- Direction -
Without the pictures, repeat the listing character for character.

--------------------

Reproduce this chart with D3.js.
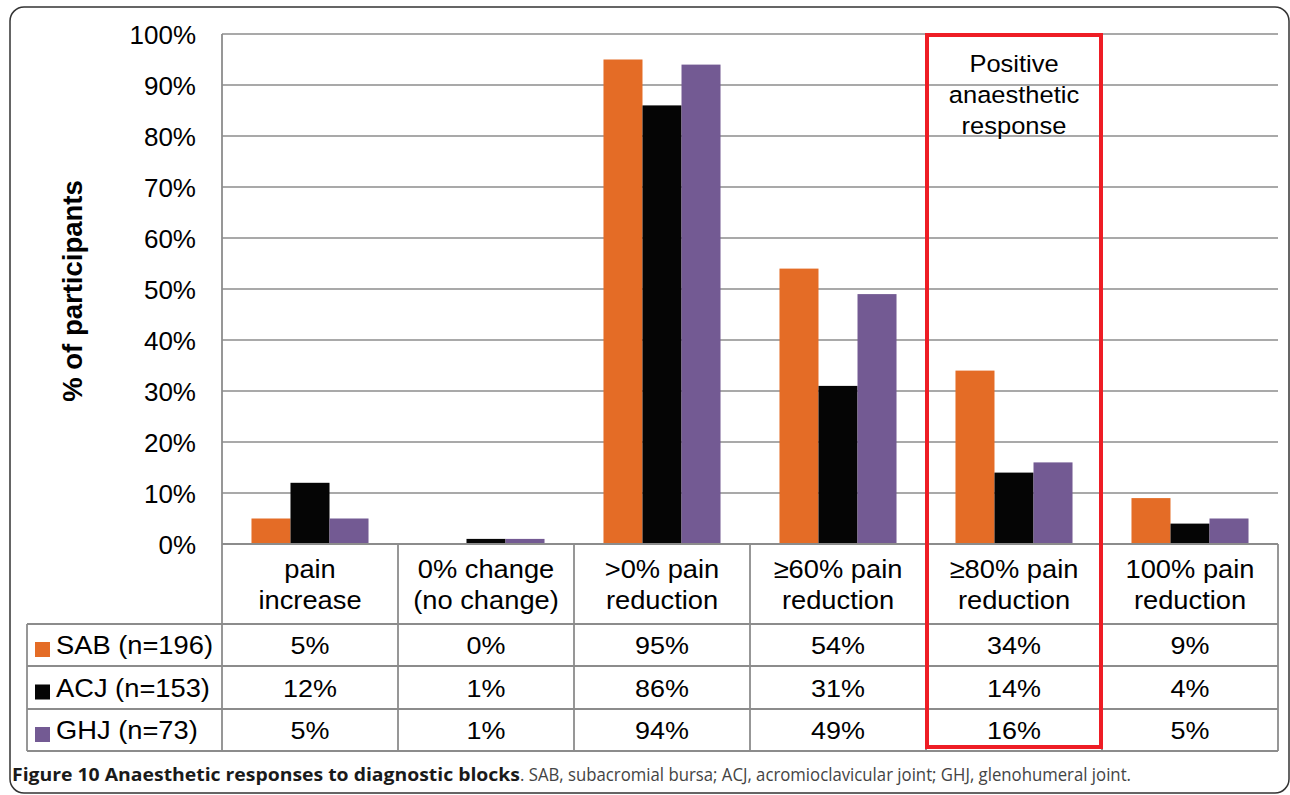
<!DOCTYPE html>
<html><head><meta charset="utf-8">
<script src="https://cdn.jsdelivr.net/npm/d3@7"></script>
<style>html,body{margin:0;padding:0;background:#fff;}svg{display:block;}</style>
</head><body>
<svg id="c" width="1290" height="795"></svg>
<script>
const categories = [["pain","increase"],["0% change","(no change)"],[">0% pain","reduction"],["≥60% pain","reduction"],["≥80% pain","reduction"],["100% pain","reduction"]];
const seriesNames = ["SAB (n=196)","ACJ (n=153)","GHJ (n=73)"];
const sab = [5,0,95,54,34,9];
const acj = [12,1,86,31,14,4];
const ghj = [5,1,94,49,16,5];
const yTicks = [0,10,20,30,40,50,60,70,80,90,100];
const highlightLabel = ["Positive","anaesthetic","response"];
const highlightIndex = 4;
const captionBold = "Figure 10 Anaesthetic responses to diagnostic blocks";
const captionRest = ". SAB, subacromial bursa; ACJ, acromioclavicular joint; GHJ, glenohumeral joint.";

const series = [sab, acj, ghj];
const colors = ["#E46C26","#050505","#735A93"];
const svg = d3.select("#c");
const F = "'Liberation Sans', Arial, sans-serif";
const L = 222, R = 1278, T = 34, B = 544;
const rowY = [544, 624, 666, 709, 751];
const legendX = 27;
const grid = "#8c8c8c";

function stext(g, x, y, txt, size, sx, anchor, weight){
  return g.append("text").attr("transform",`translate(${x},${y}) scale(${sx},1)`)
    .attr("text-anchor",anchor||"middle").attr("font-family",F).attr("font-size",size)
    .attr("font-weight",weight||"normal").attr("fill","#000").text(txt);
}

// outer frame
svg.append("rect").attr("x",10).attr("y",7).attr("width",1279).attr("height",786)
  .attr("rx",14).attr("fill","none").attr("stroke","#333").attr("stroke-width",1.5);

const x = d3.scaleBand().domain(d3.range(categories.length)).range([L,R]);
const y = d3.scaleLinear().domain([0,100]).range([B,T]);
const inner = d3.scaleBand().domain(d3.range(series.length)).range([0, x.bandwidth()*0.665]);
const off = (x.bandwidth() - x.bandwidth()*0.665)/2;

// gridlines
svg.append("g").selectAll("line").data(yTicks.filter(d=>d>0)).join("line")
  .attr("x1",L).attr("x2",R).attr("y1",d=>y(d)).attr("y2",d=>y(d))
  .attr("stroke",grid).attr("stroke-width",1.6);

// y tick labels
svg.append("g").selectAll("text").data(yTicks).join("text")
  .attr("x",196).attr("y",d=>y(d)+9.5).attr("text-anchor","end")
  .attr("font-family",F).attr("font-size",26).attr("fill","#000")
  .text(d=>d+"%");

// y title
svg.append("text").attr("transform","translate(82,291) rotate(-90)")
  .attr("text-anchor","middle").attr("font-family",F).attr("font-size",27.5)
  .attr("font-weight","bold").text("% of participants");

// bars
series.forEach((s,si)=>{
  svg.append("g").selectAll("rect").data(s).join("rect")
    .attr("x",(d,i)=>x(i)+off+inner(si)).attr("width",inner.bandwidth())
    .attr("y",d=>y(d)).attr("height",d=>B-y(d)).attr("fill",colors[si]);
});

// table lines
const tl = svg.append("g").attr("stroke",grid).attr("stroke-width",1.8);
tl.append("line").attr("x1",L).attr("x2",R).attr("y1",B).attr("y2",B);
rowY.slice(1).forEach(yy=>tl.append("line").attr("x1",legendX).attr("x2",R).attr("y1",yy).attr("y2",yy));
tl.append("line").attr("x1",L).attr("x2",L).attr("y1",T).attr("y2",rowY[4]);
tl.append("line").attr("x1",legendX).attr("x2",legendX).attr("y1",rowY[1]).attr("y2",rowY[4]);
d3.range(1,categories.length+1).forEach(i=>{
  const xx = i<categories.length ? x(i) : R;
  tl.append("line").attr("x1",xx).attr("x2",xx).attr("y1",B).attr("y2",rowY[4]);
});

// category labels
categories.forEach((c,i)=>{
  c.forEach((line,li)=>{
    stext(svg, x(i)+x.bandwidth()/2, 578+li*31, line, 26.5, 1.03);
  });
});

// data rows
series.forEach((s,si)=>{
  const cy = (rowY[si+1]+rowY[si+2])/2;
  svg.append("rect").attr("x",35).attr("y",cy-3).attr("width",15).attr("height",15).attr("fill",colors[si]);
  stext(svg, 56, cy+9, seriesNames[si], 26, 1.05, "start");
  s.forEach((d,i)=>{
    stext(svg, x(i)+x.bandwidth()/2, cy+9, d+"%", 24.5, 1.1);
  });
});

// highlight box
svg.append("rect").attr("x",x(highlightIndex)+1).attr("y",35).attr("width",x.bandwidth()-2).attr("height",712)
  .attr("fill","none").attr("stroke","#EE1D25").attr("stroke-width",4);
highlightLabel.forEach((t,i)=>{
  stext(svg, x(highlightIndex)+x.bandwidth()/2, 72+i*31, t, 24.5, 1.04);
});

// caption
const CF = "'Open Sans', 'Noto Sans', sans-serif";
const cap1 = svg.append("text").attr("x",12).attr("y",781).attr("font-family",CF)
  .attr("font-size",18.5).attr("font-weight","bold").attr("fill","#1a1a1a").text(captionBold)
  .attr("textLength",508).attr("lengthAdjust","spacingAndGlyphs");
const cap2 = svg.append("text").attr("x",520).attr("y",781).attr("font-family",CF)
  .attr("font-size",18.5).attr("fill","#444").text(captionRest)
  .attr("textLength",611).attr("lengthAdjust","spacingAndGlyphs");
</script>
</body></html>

--------------------

- Task response -
Reproduce this chart with D3.js.
<!DOCTYPE html>
<html><head><meta charset="utf-8">
<script src="https://cdn.jsdelivr.net/npm/d3@7"></script>
<style>html,body{margin:0;padding:0;background:#fff;}svg{display:block;}</style>
</head><body>
<svg id="c" width="1290" height="795"></svg>
<script>
const categories = [["pain","increase"],["0% change","(no change)"],[">0% pain","reduction"],["≥60% pain","reduction"],["≥80% pain","reduction"],["100% pain","reduction"]];
const seriesNames = ["SAB (n=196)","ACJ (n=153)","GHJ (n=73)"];
const sab = [5,0,95,54,34,9];
const acj = [12,1,86,31,14,4];
const ghj = [5,1,94,49,16,5];
const yTicks = [0,10,20,30,40,50,60,70,80,90,100];
const highlightLabel = ["Positive","anaesthetic","response"];
const highlightIndex = 4;
const captionBold = "Figure 10 Anaesthetic responses to diagnostic blocks";
const captionRest = ". SAB, subacromial bursa; ACJ, acromioclavicular joint; GHJ, glenohumeral joint.";

const series = [sab, acj, ghj];
const colors = ["#E46C26","#050505","#735A93"];
const svg = d3.select("#c");
const F = "'Liberation Sans', Arial, sans-serif";
const L = 222, R = 1278, T = 34, B = 544;
const rowY = [544, 624, 666, 709, 751];
const legendX = 27;
const grid = "#8c8c8c";

function stext(g, x, y, txt, size, sx, anchor, weight){
  return g.append("text").attr("transform",`translate(${x},${y}) scale(${sx},1)`)
    .attr("text-anchor",anchor||"middle").attr("font-family",F).attr("font-size",size)
    .attr("font-weight",weight||"normal").attr("fill","#000").text(txt);
}

// outer frame
svg.append("rect").attr("x",10).attr("y",7).attr("width",1279).attr("height",786)
  .attr("rx",14).attr("fill","none").attr("stroke","#333").attr("stroke-width",1.5);

const x = d3.scaleBand().domain(d3.range(categories.length)).range([L,R]);
const y = d3.scaleLinear().domain([0,100]).range([B,T]);
const inner = d3.scaleBand().domain(d3.range(series.length)).range([0, x.bandwidth()*0.665]);
const off = (x.bandwidth() - x.bandwidth()*0.665)/2;

// gridlines
svg.append("g").selectAll("line").data(yTicks.filter(d=>d>0)).join("line")
  .attr("x1",L).attr("x2",R).attr("y1",d=>y(d)).attr("y2",d=>y(d))
  .attr("stroke",grid).attr("stroke-width",1.6);

// y tick labels
svg.append("g").selectAll("text").data(yTicks).join("text")
  .attr("x",196).attr("y",d=>y(d)+9.5).attr("text-anchor","end")
  .attr("font-family",F).attr("font-size",26).attr("fill","#000")
  .text(d=>d+"%");

// y title
svg.append("text").attr("transform","translate(82,291) rotate(-90)")
  .attr("text-anchor","middle").attr("font-family",F).attr("font-size",27.5)
  .attr("font-weight","bold").text("% of participants");

// bars
series.forEach((s,si)=>{
  svg.append("g").selectAll("rect").data(s).join("rect")
    .attr("x",(d,i)=>x(i)+off+inner(si)).attr("width",inner.bandwidth())
    .attr("y",d=>y(d)).attr("height",d=>B-y(d)).attr("fill",colors[si]);
});

// table lines
const tl = svg.append("g").attr("stroke",grid).attr("stroke-width",1.8);
tl.append("line").attr("x1",L).attr("x2",R).attr("y1",B).attr("y2",B);
rowY.slice(1).forEach(yy=>tl.append("line").attr("x1",legendX).attr("x2",R).attr("y1",yy).attr("y2",yy));
tl.append("line").attr("x1",L).attr("x2",L).attr("y1",T).attr("y2",rowY[4]);
tl.append("line").attr("x1",legendX).attr("x2",legendX).attr("y1",rowY[1]).attr("y2",rowY[4]);
d3.range(1,categories.length+1).forEach(i=>{
  const xx = i<categories.length ? x(i) : R;
  tl.append("line").attr("x1",xx).attr("x2",xx).attr("y1",B).attr("y2",rowY[4]);
});

// category labels
categories.forEach((c,i)=>{
  c.forEach((line,li)=>{
    stext(svg, x(i)+x.bandwidth()/2, 578+li*31, line, 26.5, 1.03);
  });
});

// data rows
series.forEach((s,si)=>{
  const cy = (rowY[si+1]+rowY[si+2])/2;
  svg.append("rect").attr("x",35).attr("y",cy-3).attr("width",15).attr("height",15).attr("fill",colors[si]);
  stext(svg, 56, cy+9, seriesNames[si], 26, 1.05, "start");
  s.forEach((d,i)=>{
    stext(svg, x(i)+x.bandwidth()/2, cy+9, d+"%", 24.5, 1.1);
  });
});

// highlight box
svg.append("rect").attr("x",x(highlightIndex)+1).attr("y",35).attr("width",x.bandwidth()-2).attr("height",712)
  .attr("fill","none").attr("stroke","#EE1D25").attr("stroke-width",4);
highlightLabel.forEach((t,i)=>{
  stext(svg, x(highlightIndex)+x.bandwidth()/2, 72+i*31, t, 24.5, 1.04);
});

// caption
const CF = "'Open Sans', 'Noto Sans', sans-serif";
const cap1 = svg.append("text").attr("x",12).attr("y",781).attr("font-family",CF)
  .attr("font-size",18.5).attr("font-weight","bold").attr("fill","#1a1a1a").text(captionBold)
  .attr("textLength",508).attr("lengthAdjust","spacingAndGlyphs");
const cap2 = svg.append("text").attr("x",520).attr("y",781).attr("font-family",CF)
  .attr("font-size",18.5).attr("fill","#444").text(captionRest)
  .attr("textLength",611).attr("lengthAdjust","spacingAndGlyphs");
</script>
</body></html>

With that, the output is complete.